▸ EXERCISE
Each entry that follows is to be retyped exactly. Pictures do not belong in the copy.
------ EXERCISE MATERIALS ------
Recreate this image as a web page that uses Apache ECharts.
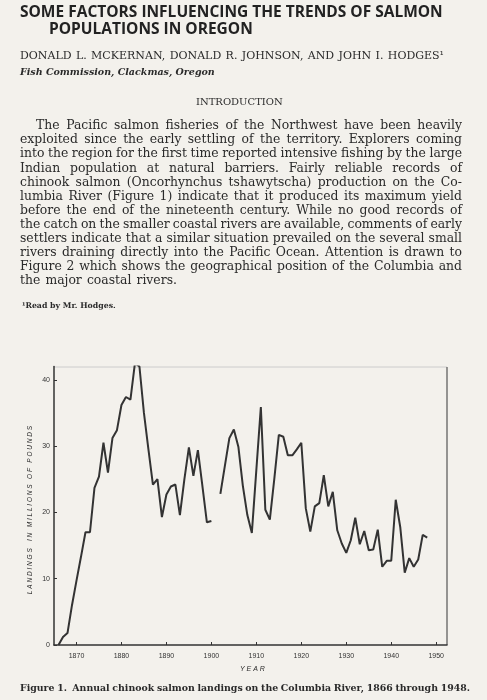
<!DOCTYPE html>
<html><head><meta charset="utf-8">
<script src="https://cdn.jsdelivr.net/npm/echarts@6/dist/echarts.min.js"></script>
<style>html,body{margin:0;padding:0;background:#f3f1ec}#c{width:487px;height:700px}</style>
</head><body><div id="c"></div>
<script>
const years1 = [1866,1867,1868,1869,1870,1871,1872,1873,1874,1875,1876,1877,1878,1879,1880,1881,1882,1883,1884,1885,1886,1887,1888,1889,1890,1891,1892,1893,1894,1895,1896,1897,1898,1899,1900];
const landings1 = [0,1.2,1.8,6,9.7,13.3,17,17,23.7,25.4,30.5,26,31.2,32.4,36.2,37.4,37,42.5,42,35,29.5,24.2,25,19.3,22.7,23.9,24.2,19.6,25,29.8,25.5,29.4,24,18.5,18.7];
const years2 = [1902,1903,1904,1905,1906,1907,1908,1909,1910,1911,1912,1913,1914,1915,1916,1917,1918,1919,1920,1921,1922,1923,1924,1925,1926,1927,1928,1929,1930,1931,1932,1933,1934,1935,1936,1937,1938,1939,1940,1941,1942,1943,1944,1945,1946,1947,1948];
const landings2 = [22.8,27,31.2,32.5,29.9,24,19.6,16.9,26.4,35.9,20.4,18.9,25.1,31.7,31.4,28.6,28.6,29.5,30.5,20.6,17.1,20.9,21.4,25.6,20.9,23.1,17.3,15.3,13.9,15.8,19.2,15.2,17.2,14.3,14.4,17.4,11.8,12.7,12.7,21.9,17.8,10.9,13.1,11.8,12.9,16.6,16.2];
const xTicks = [1870,1880,1890,1900,1910,1920,1930,1940,1950];
const yTicks = [0,10,20,30,40];
const paragraph = [
"The Pacific salmon fisheries of the Northwest have been heavily",
"exploited since the early settling of the territory. Explorers coming",
"into the region for the first time reported intensive fishing by the large",
"Indian population at natural barriers. Fairly reliable records of",
"chinook salmon (Oncorhynchus tshawytscha) production on the Co-",
"lumbia River (Figure 1) indicate that it produced its maximum yield",
"before the end of the nineteenth century. While no good records of",
"the catch on the smaller coastal rivers are available, comments of early",
"settlers indicate that a similar situation prevailed on the several small",
"rivers draining directly into the Pacific Ocean. Attention is drawn to",
"Figure 2 which shows the geographical position of the Columbia and",
"the major coastal rivers."
];
const serif = '"DejaVu Serif",serif';
const ink = '#2a2a2a';
const cv = document.createElement('canvas').getContext('2d');
function justify(g, text, x0, x1, top, font, last){
  cv.font = font;
  const words = text.split(' ');
  const ws = words.map(w=>cv.measureText(w).width);
  const total = ws.reduce((a,b)=>a+b,0);
  const space = cv.measureText(' ').width;
  const gap = last ? space*1.3 : (x1-x0-total)/(words.length-1);
  let x = x0;
  words.forEach((w,i)=>{
    g.push({type:'text',left:x,top:top,style:{text:w,font:font,fill:ink}});
    x += ws[i]+gap;
  });
}
const g = [];
g.push({type:'text',left:20,top:5,style:{text:'SOME FACTORS INFLUENCING THE TRENDS OF SALMON',font:'bold 15.5px "Open Sans",sans-serif',fill:'#222'}});
g.push({type:'text',left:49,top:22,style:{text:'POPULATIONS IN OREGON',font:'bold 15.5px "Open Sans",sans-serif',fill:'#222'}});
justify(g,'DONALD L. MCKERNAN, DONALD R. JOHNSON, AND JOHN I. HODGES¹',20,444,51,'11px '+serif,false);
g.push({type:'text',left:20,top:68,style:{text:'Fish Commission, Clackmas, Oregon',font:'italic bold 9.5px '+serif,fill:ink}});
g.push({type:'text',left:196,top:97,style:{text:'INTRODUCTION',font:'10px '+serif,fill:ink}});
paragraph.forEach((t,i)=>{
  justify(g,t,i===0?36:20,462,120+i*14.1,'12.4px '+serif,i===paragraph.length-1);
});
g.push({type:'text',left:22,top:302,style:{text:'¹Read by Mr. Hodges.',font:'bold 7.8px '+serif,fill:ink}});
justify(g,'Figure 1.  Annual chinook salmon landings on the Columbia River, 1866 through 1948.',20,470,684,'bold 9.4px '+serif,false);
g.push({type:'text',left:240,top:666,style:{text:'Y E A R',font:'italic 7px sans-serif',fill:ink}});
g.push({type:'text',x:30,y:510,rotation:Math.PI/2,style:{text:'L A N D I N G S    I N   M I L L I O N S   O F   P O U N D S',font:'italic 6.5px sans-serif',fill:ink,align:'center',verticalAlign:'middle'}});
g.push({type:'line',shape:{x1:54,y1:367,x2:447,y2:367},style:{stroke:'#ccc',lineWidth:1}});
g.push({type:'line',shape:{x1:447,y1:367,x2:447,y2:645},style:{stroke:'#555',lineWidth:1.2}});
const lineStyle={color:'#333',width:2};
const chart = echarts.init(document.getElementById('c'));
chart.setOption({
  backgroundColor:'#f3f1ec',
  animation:false,
  grid:{left:54,right:40,top:366.5,bottom:55},
  xAxis:{type:'value',min:1865,max:1952.4,
    axisLine:{lineStyle:{color:'#333',width:1.5}},
    axisTick:{customValues:xTicks,length:-3,lineStyle:{color:'#333'}},
    axisLabel:{customValues:xTicks,formatter:v=>String(v),fontSize:7,color:'#333',margin:8},
    splitLine:{show:false}},
  yAxis:{type:'value',min:0,max:42,
    axisLine:{show:true,lineStyle:{color:'#333',width:1.5}},
    axisTick:{show:true,customValues:yTicks,length:-3,lineStyle:{color:'#333'}},
    axisLabel:{customValues:yTicks,fontSize:7,color:'#333',margin:4},
    splitLine:{show:false}},
  series:[
    {type:'line',data:years1.map((y,i)=>[y,landings1[i]]),showSymbol:false,lineStyle},
    {type:'line',data:years2.map((y,i)=>[y,landings2[i]]),showSymbol:false,lineStyle}
  ],
  graphic:g
});
</script></body></html>
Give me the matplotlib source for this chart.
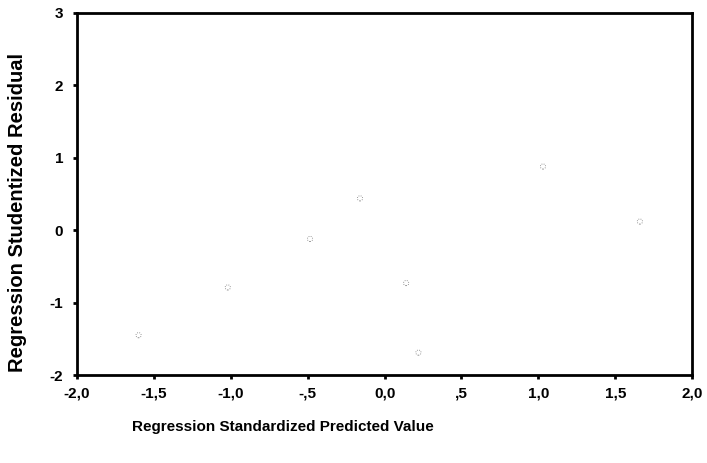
import numpy as np
import matplotlib.pyplot as plt

plt.rcParams['font.family'] = ['Liberation Sans', 'DejaVu Sans']

# values
predicted = [-1.60, -1.02, -0.485, -0.16, 0.14, 0.22, 1.03, 1.66]
residual = [-1.45, -0.79, -0.12, 0.44, -0.73, -1.69, 0.88, 0.12]

xticks = [-2.0, -1.5, -1.0, -0.5, 0.0, 0.5, 1.0, 1.5, 2.0]
xticklabels = ['-2,0', '-1,5', '-1,0', '-,5', '0,0', ',5', '1,0', '1,5', '2,0']
yticks = [-2, -1, 0, 1, 2, 3]

fig = plt.figure(figsize=(7.07, 4.63), dpi=100)
ax = fig.add_axes([0.109, 0.19, 0.87, 0.782])

ax.scatter(predicted, residual, s=14, facecolors='none', edgecolors='#777777',
           linewidths=0.6, linestyle=':')

ax.set_xlim(-2.0, 2.0)
ax.set_ylim(-2, 3)
ax.set_xticks(xticks)
ax.set_xticklabels(xticklabels)
ax.set_yticks(yticks)
ax.set_yticklabels([str(v) for v in yticks])

for s in ax.spines.values():
    s.set_linewidth(2)
ax.tick_params(direction='out', length=3, width=2, labelsize=11)
ax.tick_params(axis='y', pad=7)
ax.tick_params(axis='x', pad=5)
for lab in ax.get_xticklabels() + ax.get_yticklabels():
    lab.set_fontweight('bold')

ax.set_ylabel('Regression Studentized Residual', fontsize=14.5, fontweight='bold')
ax.yaxis.set_label_coords(-0.082, 0.45)
fig.text(283 / 707, 1 - 427 / 463, 'Regression Standardized Predicted Value',
         ha='center', va='center', fontsize=11, fontweight='bold')

fig.savefig('out.png', dpi=100)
------
▸ OUTPUT OF THE TASK
Recreate this image as a web page that uses Apache ECharts.
<!DOCTYPE html>
<html><head><meta charset="utf-8">
<script src="https://cdn.jsdelivr.net/npm/echarts@6/dist/echarts.min.js"></script>
<style>html,body{margin:0;padding:0;background:#f3f1ec}#c{width:487px;height:700px}</style>
</head><body><div id="c"></div>
<script>
const years1 = [1866,1867,1868,1869,1870,1871,1872,1873,1874,1875,1876,1877,1878,1879,1880,1881,1882,1883,1884,1885,1886,1887,1888,1889,1890,1891,1892,1893,1894,1895,1896,1897,1898,1899,1900];
const landings1 = [0,1.2,1.8,6,9.7,13.3,17,17,23.7,25.4,30.5,26,31.2,32.4,36.2,37.4,37,42.5,42,35,29.5,24.2,25,19.3,22.7,23.9,24.2,19.6,25,29.8,25.5,29.4,24,18.5,18.7];
const years2 = [1902,1903,1904,1905,1906,1907,1908,1909,1910,1911,1912,1913,1914,1915,1916,1917,1918,1919,1920,1921,1922,1923,1924,1925,1926,1927,1928,1929,1930,1931,1932,1933,1934,1935,1936,1937,1938,1939,1940,1941,1942,1943,1944,1945,1946,1947,1948];
const landings2 = [22.8,27,31.2,32.5,29.9,24,19.6,16.9,26.4,35.9,20.4,18.9,25.1,31.7,31.4,28.6,28.6,29.5,30.5,20.6,17.1,20.9,21.4,25.6,20.9,23.1,17.3,15.3,13.9,15.8,19.2,15.2,17.2,14.3,14.4,17.4,11.8,12.7,12.7,21.9,17.8,10.9,13.1,11.8,12.9,16.6,16.2];
const xTicks = [1870,1880,1890,1900,1910,1920,1930,1940,1950];
const yTicks = [0,10,20,30,40];
const paragraph = [
"The Pacific salmon fisheries of the Northwest have been heavily",
"exploited since the early settling of the territory. Explorers coming",
"into the region for the first time reported intensive fishing by the large",
"Indian population at natural barriers. Fairly reliable records of",
"chinook salmon (Oncorhynchus tshawytscha) production on the Co-",
"lumbia River (Figure 1) indicate that it produced its maximum yield",
"before the end of the nineteenth century. While no good records of",
"the catch on the smaller coastal rivers are available, comments of early",
"settlers indicate that a similar situation prevailed on the several small",
"rivers draining directly into the Pacific Ocean. Attention is drawn to",
"Figure 2 which shows the geographical position of the Columbia and",
"the major coastal rivers."
];
const serif = '"DejaVu Serif",serif';
const ink = '#2a2a2a';
const cv = document.createElement('canvas').getContext('2d');
function justify(g, text, x0, x1, top, font, last){
  cv.font = font;
  const words = text.split(' ');
  const ws = words.map(w=>cv.measureText(w).width);
  const total = ws.reduce((a,b)=>a+b,0);
  const space = cv.measureText(' ').width;
  const gap = last ? space*1.3 : (x1-x0-total)/(words.length-1);
  let x = x0;
  words.forEach((w,i)=>{
    g.push({type:'text',left:x,top:top,style:{text:w,font:font,fill:ink}});
    x += ws[i]+gap;
  });
}
const g = [];
g.push({type:'text',left:20,top:5,style:{text:'SOME FACTORS INFLUENCING THE TRENDS OF SALMON',font:'bold 15.5px "Open Sans",sans-serif',fill:'#222'}});
g.push({type:'text',left:49,top:22,style:{text:'POPULATIONS IN OREGON',font:'bold 15.5px "Open Sans",sans-serif',fill:'#222'}});
justify(g,'DONALD L. MCKERNAN, DONALD R. JOHNSON, AND JOHN I. HODGES¹',20,444,51,'11px '+serif,false);
g.push({type:'text',left:20,top:68,style:{text:'Fish Commission, Clackmas, Oregon',font:'italic bold 9.5px '+serif,fill:ink}});
g.push({type:'text',left:196,top:97,style:{text:'INTRODUCTION',font:'10px '+serif,fill:ink}});
paragraph.forEach((t,i)=>{
  justify(g,t,i===0?36:20,462,120+i*14.1,'12.4px '+serif,i===paragraph.length-1);
});
g.push({type:'text',left:22,top:302,style:{text:'¹Read by Mr. Hodges.',font:'bold 7.8px '+serif,fill:ink}});
justify(g,'Figure 1.  Annual chinook salmon landings on the Columbia River, 1866 through 1948.',20,470,684,'bold 9.4px '+serif,false);
g.push({type:'text',left:240,top:666,style:{text:'Y E A R',font:'italic 7px sans-serif',fill:ink}});
g.push({type:'text',x:30,y:510,rotation:Math.PI/2,style:{text:'L A N D I N G S    I N   M I L L I O N S   O F   P O U N D S',font:'italic 6.5px sans-serif',fill:ink,align:'center',verticalAlign:'middle'}});
g.push({type:'line',shape:{x1:54,y1:367,x2:447,y2:367},style:{stroke:'#ccc',lineWidth:1}});
g.push({type:'line',shape:{x1:447,y1:367,x2:447,y2:645},style:{stroke:'#555',lineWidth:1.2}});
const lineStyle={color:'#333',width:2};
const chart = echarts.init(document.getElementById('c'));
chart.setOption({
  backgroundColor:'#f3f1ec',
  animation:false,
  grid:{left:54,right:40,top:366.5,bottom:55},
  xAxis:{type:'value',min:1865,max:1952.4,
    axisLine:{lineStyle:{color:'#333',width:1.5}},
    axisTick:{customValues:xTicks,length:-3,lineStyle:{color:'#333'}},
    axisLabel:{customValues:xTicks,formatter:v=>String(v),fontSize:7,color:'#333',margin:8},
    splitLine:{show:false}},
  yAxis:{type:'value',min:0,max:42,
    axisLine:{show:true,lineStyle:{color:'#333',width:1.5}},
    axisTick:{show:true,customValues:yTicks,length:-3,lineStyle:{color:'#333'}},
    axisLabel:{customValues:yTicks,fontSize:7,color:'#333',margin:4},
    splitLine:{show:false}},
  series:[
    {type:'line',data:years1.map((y,i)=>[y,landings1[i]]),showSymbol:false,lineStyle},
    {type:'line',data:years2.map((y,i)=>[y,landings2[i]]),showSymbol:false,lineStyle}
  ],
  graphic:g
});
</script></body></html>
Give me the matplotlib source for this chart.
import numpy as np
import matplotlib.pyplot as plt

plt.rcParams['font.family'] = ['Liberation Sans', 'DejaVu Sans']

# values
predicted = [-1.60, -1.02, -0.485, -0.16, 0.14, 0.22, 1.03, 1.66]
residual = [-1.45, -0.79, -0.12, 0.44, -0.73, -1.69, 0.88, 0.12]

xticks = [-2.0, -1.5, -1.0, -0.5, 0.0, 0.5, 1.0, 1.5, 2.0]
xticklabels = ['-2,0', '-1,5', '-1,0', '-,5', '0,0', ',5', '1,0', '1,5', '2,0']
yticks = [-2, -1, 0, 1, 2, 3]

fig = plt.figure(figsize=(7.07, 4.63), dpi=100)
ax = fig.add_axes([0.109, 0.19, 0.87, 0.782])

ax.scatter(predicted, residual, s=14, facecolors='none', edgecolors='#777777',
           linewidths=0.6, linestyle=':')

ax.set_xlim(-2.0, 2.0)
ax.set_ylim(-2, 3)
ax.set_xticks(xticks)
ax.set_xticklabels(xticklabels)
ax.set_yticks(yticks)
ax.set_yticklabels([str(v) for v in yticks])

for s in ax.spines.values():
    s.set_linewidth(2)
ax.tick_params(direction='out', length=3, width=2, labelsize=11)
ax.tick_params(axis='y', pad=7)
ax.tick_params(axis='x', pad=5)
for lab in ax.get_xticklabels() + ax.get_yticklabels():
    lab.set_fontweight('bold')

ax.set_ylabel('Regression Studentized Residual', fontsize=14.5, fontweight='bold')
ax.yaxis.set_label_coords(-0.082, 0.45)
fig.text(283 / 707, 1 - 427 / 463, 'Regression Standardized Predicted Value',
         ha='center', va='center', fontsize=11, fontweight='bold')

fig.savefig('out.png', dpi=100)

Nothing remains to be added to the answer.